** BEGIN Extracted data **

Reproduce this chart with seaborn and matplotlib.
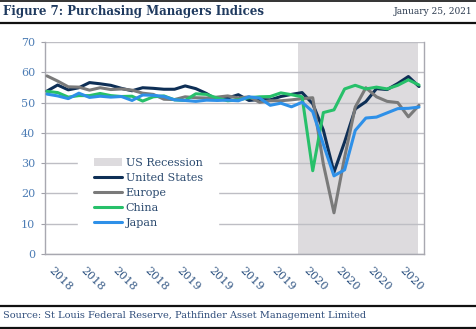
import matplotlib
matplotlib.use("Agg")
import matplotlib.pyplot as plt
from matplotlib.lines import Line2D
import seaborn as sns
import pandas as pd

# ---------------- data ----------------
months = ["2018-01", "2018-02", "2018-03", "2018-04", "2018-05", "2018-06",
          "2018-07", "2018-08", "2018-09", "2018-10", "2018-11", "2018-12",
          "2019-01", "2019-02", "2019-03", "2019-04", "2019-05", "2019-06",
          "2019-07", "2019-08", "2019-09", "2019-10", "2019-11", "2019-12",
          "2020-01", "2020-02", "2020-03", "2020-04", "2020-05", "2020-06",
          "2020-07", "2020-08", "2020-09", "2020-10", "2020-11", "2020-12"]

us = [53.8, 55.8, 54.2, 54.9, 56.6, 56.2, 55.7, 54.7, 53.9, 54.9, 54.7, 54.4,
      54.4, 55.5, 54.6, 53.0, 50.9, 51.5, 52.6, 50.7, 51.0, 50.9, 52.0, 52.7,
      53.3, 49.6, 40.9, 27.0, 37.0, 47.9, 50.3, 54.6, 54.3, 56.3, 58.6, 55.3]

europe = [58.8, 57.1, 55.2, 55.1, 54.1, 54.9, 54.3, 54.5, 54.1, 53.1, 52.7, 51.1,
          51.0, 51.9, 51.6, 51.5, 51.8, 52.2, 51.5, 51.9, 50.1, 50.6, 50.6, 50.9,
          51.3, 51.6, 29.7, 13.6, 31.9, 48.5, 54.9, 51.9, 50.4, 50.0, 45.3, 49.1]

china = [53.7, 53.3, 51.8, 52.3, 52.3, 53.0, 52.3, 52.0, 52.1, 50.5, 51.9, 52.2,
         50.9, 50.7, 52.9, 52.7, 51.5, 50.6, 50.9, 51.6, 51.9, 52.0, 53.2, 52.6,
         51.9, 27.5, 46.7, 47.6, 54.5, 55.7, 54.5, 55.1, 54.5, 55.7, 57.5, 55.8]

japan = [52.8, 52.2, 51.3, 53.1, 51.7, 52.1, 51.8, 52.0, 50.7, 52.5, 52.4, 52.0,
         50.9, 50.7, 50.4, 50.8, 50.7, 50.8, 50.6, 51.9, 51.5, 49.1, 49.8, 48.6,
         50.1, 47.0, 36.2, 25.8, 27.8, 40.8, 44.9, 45.2, 46.6, 48.0, 48.1, 48.5]

us_recession = [0, 0, 0, 0, 0, 0, 0, 0, 0, 0, 0, 0,
                0, 0, 0, 0, 0, 0, 0, 0, 0, 0, 0, 0,
                1, 1, 1, 1, 1, 1, 1, 1, 1, 1, 1, 1]

xtick_labels = ["2018", "2018", "2018", "2018", "2019", "2019",
                "2019", "2019", "2020", "2020", "2020", "2020"]
series_names = ["United States", "Europe", "China", "Japan"]
series_colors = ["#0E2F56", "#7A7A7A", "#27C06A", "#2E90E8"]

# ---------------- figure ----------------
sns.set_theme(style="white")
plt.rcParams["font.family"] = ["DejaVu Serif"]

W, H = 477, 329
fig = plt.figure(figsize=(W / 100, H / 100), dpi=100)
ax = fig.add_axes([45 / W, 1 - 254 / H, (424 - 45) / W, (254 - 42) / H])

idx = list(range(len(months)))
df = pd.DataFrame({"idx": idx, "United States": us, "Europe": europe,
                   "China": china, "Japan": japan})

# recession shading
rec_idx = [i for i, r in zip(idx, us_recession) if r]
ax.axvspan(rec_idx[0] - 0.4, rec_idx[-1] - 0.1, color="#DDDBDE", lw=0,
           label="US Recession", zorder=0)

for name, col in zip(series_names, series_colors):
    sns.lineplot(data=df, x="idx", y=name, ax=ax, color=col, linewidth=2.2,
                 label=name, zorder=3)

ax.set_xlim(-0.19, 35.47)
ax.set_ylim(0, 70)
ax.set_yticks(range(0, 71, 10))
ax.yaxis.grid(True, color="#BEBEC4", linewidth=1.0)
ax.set_axisbelow(True)
ax.set_xlabel("")
ax.set_ylabel("")

ax.set_xticks(idx[::3])
ax.set_xticklabels(xtick_labels, rotation=-45, ha="left", va="top",
                   fontsize=8, color="#2F5482")
ax.tick_params(axis="x", length=0, pad=8)
ax.tick_params(axis="y", length=3, width=0.8, color="#A0A0A8", pad=4,
               labelsize=8, labelcolor="#4D7DB5", left=True)

for s in ["left", "bottom", "right"]:
    ax.spines[s].set_visible(True)
    ax.spines[s].set_color("#A8A8B0")
    ax.spines[s].set_linewidth(1.0)
ax.spines["top"].set_visible(False)

handles, labels = ax.get_legend_handles_labels()
leg = ax.legend(handles, labels, loc="upper left",
                bbox_to_anchor=(78 / W, 1 - 142 / H), bbox_transform=fig.transFigure,
                borderaxespad=0, frameon=True, fancybox=False, framealpha=1,
                facecolor="white", edgecolor="white", fontsize=8,
                handlelength=2.6, handletextpad=0.3, labelspacing=0.45,
                borderpad=1.4)
for t in leg.get_texts():
    t.set_color("#2B4A6F")

# header / footer
fig.text(3 / W, 1 - 12 / H, "Figure 7: Purchasing Managers Indices",
         fontsize=8.5, fontweight="bold", color="#1F3A5F", va="center", ha="left")
fig.text(472 / W, 1 - 12 / H, "January 25, 2021", fontsize=6.5,
         color="#2B3A4F", va="center", ha="right")
fig.text(3 / W, 1 - 316 / H,
         "Source: St Louis Federal Reserve, Pathfinder Asset Management Limited",
         fontsize=7, color="#2E4C7A", va="center", ha="left")

for ypix, lw in [(0.7, 1.2), (22.5, 1.6), (305.5, 1.6), (327.5, 1.6)]:
    yy = 1 - ypix / H
    fig.add_artist(Line2D([0, 1], [yy, yy], transform=fig.transFigure,
                          color="#111111", linewidth=lw))

fig.savefig("out.png", dpi=100)
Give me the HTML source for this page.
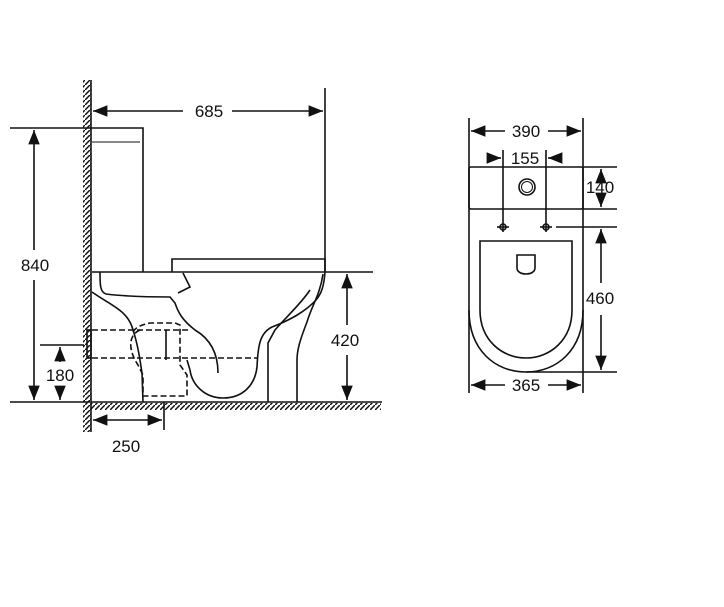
<!DOCTYPE html>
<html><head><style>
html,body{margin:0;padding:0;background:#fff;}
svg{display:block;}
text{font-family:"Liberation Sans",sans-serif;font-size:17px;fill:#111;text-anchor:middle;}
</style></head><body>
<svg width="724" height="607" viewBox="0 0 724 607" xmlns="http://www.w3.org/2000/svg">
<defs>
<marker id="a" viewBox="0 0 10 10" refX="10" refY="5" markerWidth="9" markerHeight="9" orient="auto-start-reverse"><path d="M0,1 L10,5 L0,9 z" fill="#111"/></marker>
<pattern id="h" width="5" height="5" patternUnits="userSpaceOnUse"><path d="M0,5 L5,0" stroke="#111" stroke-width="1.5"/></pattern>
</defs>
<g stroke="#111" stroke-width="1.6" fill="none">
<rect x="83" y="80" width="8" height="352" fill="url(#h)" stroke="none"/>
<line x1="91" y1="80" x2="91" y2="432"/>
<rect x="91" y="403" width="290" height="7" fill="url(#h)" stroke="none"/>
<line x1="91" y1="402" x2="382" y2="402"/>
<line x1="10" y1="402" x2="90" y2="402"/>
<line x1="325" y1="88" x2="325" y2="272"/>
<line x1="93" y1="111" x2="183" y2="111" marker-start="url(#a)"/>
<line x1="232" y1="111" x2="323" y2="111" marker-end="url(#a)"/>
<path d="M92,128 H143 V272"/>
<line x1="92" y1="142" x2="140" y2="142" stroke-width="1"/>
<line x1="10" y1="128" x2="92" y2="128"/>
<line x1="34" y1="130" x2="34" y2="250" marker-start="url(#a)"/>
<line x1="34" y1="280" x2="34" y2="400" marker-end="url(#a)"/>
<path d="M172,272 V259 H325 V272"/>
<line x1="92" y1="272" x2="373" y2="272"/>
<line x1="347" y1="274" x2="347" y2="325" marker-start="url(#a)"/>
<line x1="347" y1="355" x2="347" y2="400" marker-end="url(#a)"/>
<line x1="40" y1="345" x2="84" y2="345"/>
<line x1="60" y1="347" x2="60" y2="362" marker-start="url(#a)"/>
<line x1="60" y1="388" x2="60" y2="400" marker-end="url(#a)"/>
<line x1="164" y1="402" x2="164" y2="430"/>
<line x1="93" y1="420" x2="162" y2="420" marker-start="url(#a)" marker-end="url(#a)"/>
<rect x="87" y="330" width="4" height="28"/>
<g stroke-dasharray="6,3">
<line x1="92" y1="330" x2="190" y2="330"/>
<line x1="92" y1="358" x2="258" y2="358"/>
<path d="M140,330 C128,335 128,350 138,365 L143,375 V396 H187 V375 L180,365 V325 L175,323 H150 C140,325 135,328 133,332"/>
</g>
<path d="M92,292 C110,305 128,310 133,330 C138,345 140,360 142,373 L143,402"/>
<path d="M100,272 C100,285 100,292 106,294 C130,297 155,297 170,297 L175,303 C178,312 182,320 195,330 C212,340 218,355 218,373"/>
<path d="M183,273 L190,287 L178,293"/>
<path d="M325,272 C324,285 322,293 316,300 C305,312 290,320 272,327 C260,333 258,345 257,367 C255,385 243,398 223,398 C205,398 192,385 190,370 L187,360"/>
<path d="M323,274 C320,295 312,305 307,322 C300,340 297,350 297,360 V402"/>
<path d="M310,290 C300,305 285,318 275,330 L268,343 V402"/>
<line x1="166" y1="330" x2="166" y2="360"/>
<line x1="469" y1="118" x2="469" y2="393"/>
<line x1="583" y1="118" x2="583" y2="393"/>
<line x1="471" y1="131" x2="505" y2="131" marker-start="url(#a)"/>
<line x1="548" y1="131" x2="581" y2="131" marker-end="url(#a)"/>
<line x1="503" y1="150" x2="503" y2="232"/>
<line x1="546" y1="150" x2="546" y2="232"/>
<line x1="490" y1="158" x2="501" y2="158" marker-end="url(#a)"/>
<line x1="560" y1="158" x2="548" y2="158" marker-end="url(#a)"/>
<rect x="469" y="167" width="114" height="42" rx="2"/>
<line x1="583" y1="167" x2="617" y2="167"/>
<line x1="583" y1="209" x2="617" y2="209"/>
<line x1="601" y1="169" x2="601" y2="176" marker-start="url(#a)"/>
<line x1="601" y1="199" x2="601" y2="207" marker-end="url(#a)"/>
<circle cx="527" cy="187" r="8"/>
<circle cx="527" cy="187" r="5.5" stroke-width="1"/>
<circle cx="503" cy="227" r="3"/><line x1="497" y1="227" x2="509" y2="227"/>
<circle cx="546" cy="227" r="3"/><line x1="540" y1="227" x2="552" y2="227"/>
<line x1="556" y1="227" x2="617" y2="227"/>
<line x1="601" y1="229" x2="601" y2="283" marker-start="url(#a)"/>
<line x1="601" y1="315" x2="601" y2="370" marker-end="url(#a)"/>
<path d="M480,310 V241 H572 V310 C572,340 550,358 526,358 C502,358 480,340 480,310"/>
<path d="M469,310 C469,350 495,372 526,372 C557,372 583,350 583,310"/>
<line x1="526" y1="372" x2="617" y2="372"/>
<path d="M517,255 H535 V268 C535,276 517,276 517,268 Z"/>
<line x1="471" y1="385" x2="505" y2="385" marker-start="url(#a)"/>
<line x1="548" y1="385" x2="581" y2="385" marker-end="url(#a)"/>
</g>
<text x="209" y="117">685</text>
<text x="35" y="271">840</text>
<text x="345" y="346">420</text>
<text x="60" y="381">180</text>
<text x="126" y="452">250</text>
<text x="526" y="137">390</text>
<text x="525" y="164">155</text>
<text x="600" y="193">140</text>
<text x="600" y="304">460</text>
<text x="526" y="391">365</text>
</svg>
</body></html>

** END Extracted data **

Your task –
Pictures excluded, repeat exactly the lines from the top of the material through the line with "import pandas as pd", including both of those lines.

Exercise response –
Reproduce this chart with seaborn and matplotlib.
import matplotlib
matplotlib.use("Agg")
import matplotlib.pyplot as plt
from matplotlib.lines import Line2D
import seaborn as sns
import pandas as pd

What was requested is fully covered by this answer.